TLDR: Melissa and Kimberly share their experience in creating a two-mom family, including details of their IUI and IVF journeys and the kind of support they’re receiving as members of the LGBTQ+ community.
As exciting as it is to decide to have a baby, family building for the LGBTQ+ community can be a roller coaster. From the length of time it takes to conceive to the hurdles of parenthood itself, the fertility journey for a two-mom family can be full of surprises—and it certainly was for our featured couple, Melissa and Kimberly.
Melissa, an LGBTQ+ content creator, and her wife Kimberly, a nurse, celebrated their marriage in the fall of 2020. While they were dating, the couple agreed that once they tied the knot they would start looking into fertility treatments and see what the journey ahead looked like for their family.
In 2021, we connected with Melissa to tell her story.
Expectful: When did you decide to start trying to conceive, and where are you in your fertility journey now?
Melissa: The topic of having children was covered early on when Kim and I were dating. I felt very strongly about the fact that I wanted to start a family, as did my wife. The stipulation was that I wanted to be married first. However, I’m turning 38 this year, and my wife is turning 36. Given the biological clock and the time that you have the highest odds to conceive, we figured that starting sooner rather than later would be beneficial for both of us.
So we’ve done two rounds of IUI1 thus far, both of which were unfortunately unsuccessful. I actually have my consultation for IVF today. Earlier this month, my insurance changed and waived the mandatory six IUI treatments necessary before they would start coverage for IVF. So, I am switching to a new hospital system to start this round of treatment and I’m so excited for the consultation.
Expectful: Is there anything that’s surprised you about this process?
MC: It varies on a state by state basis, but in the state of Ohio, if you are using a third party donor to conceive, you have to undergo mandatory testing with a psychotherapist. Due to COVID limitations, we did a video consultation which lasted approximately two hours with a psychotherapist from the comfort of our living room and discussed a lot of things that we hadn’t thought about previously.
Initially I was concerned with whether this testing was required across the board for all people using a third party donor or whether it was just for same-sex couples. I felt relieved to find out that it was for everybody.
After we actually went through it, I feel like it was very enlightening. There were some topics that we hadn’t considered yet and just talking openly with the therapist was surprisingly helpful to us.
Expectful: You’ve been so open to sharing your TTC journey as an LGBTQ+ couple—what has motivated you to open up about this experience?
MC: I feel like there’s so much animus about what the journey and the process looks like. I’m on several different support groups where people come to the table and ask questions of friends, and other other resources. It leads me to believe that there’s also a little bit of an apprehension to just openly discussing things with your actual doctor, who could be a fountain of information for you.
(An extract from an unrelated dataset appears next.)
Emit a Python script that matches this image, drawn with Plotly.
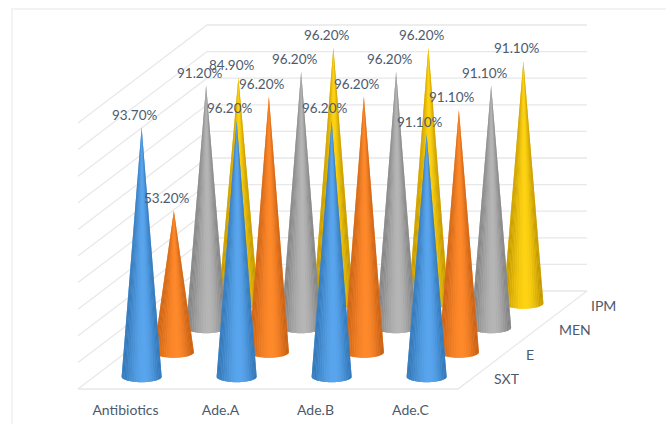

So I’m trying to tell myself to remember to be open and be unafraid to ask any relevant questions, and I would recommend anyone else in this situation to do the same. It’s your health, it’s your future, it’s your family. And if there’s any time where you should feel completely at home and comfortable, it’s in this situation.
Expectful: You’ve shared that both you and Kim hope to carry future pregnancies for your two-mom family. Can you share how you came to that decision together?
MC: I have always wanted to have the experience of carrying a child. It’s something that I’ve innately wanted since I was little, and my wife happens to share that same feeling. For her it was a little bit later on in life; she wasn’t exactly sure that she wanted to have kids, but shortly before we met, she had come to the conclusion that she did, in fact, want a family. And if she was going to have a family, she also wanted to carry. So we decided to have two kids so that we each get the opportunity to carry a child.
Expectful: If you could share a message to yourself or your wife before you started your fertility journey, what would you say?
MC: We are so fortunate. I feel very confident being in the middle of this journey now, knowing that we have a really great support system of chosen family.
No matter what people tell you about their experience and family planning, or how hard the two-week wait is, nothing compares to actually experiencing it. It’s not only a combination of waiting that 14-day period, but it’s all the emotions and all the hormones that go along with it. Try to give yourself a little grace and patience and kindness with yourself. There’s so many uncontrollables that you go through and that you can’t anticipate, and it’s difficult to navigate.
Remember to lean into your relationship, too. Kim is not physically going through the same process that I am, but when you lean in as opposed to pulling back, it allows your partner to really experience that in real time with you and support you better.
Expectful: Do you have any words of affirmation or encouragement for other LGBTQ+ families that are trying to conceive or thinking about starting a family?
MC: The family you dreamt of is possible. Growing up, I wanted a family. I’ve always wanted one. I feel as though when you come out, it also comes along with all of these questions over whether the family you’ve dreamt up is actually attainable. What does that look like?
There are so many different paths to get there, and I feel as though it’s easy to get discouraged. It’s easy to lose sight of what the end of the road looks like when you’re in the middle of it. Sometimes it’s a little more stressful and a little more difficult than anticipated. So I would say remember that the family that you want, and the family that you dream up, is possible.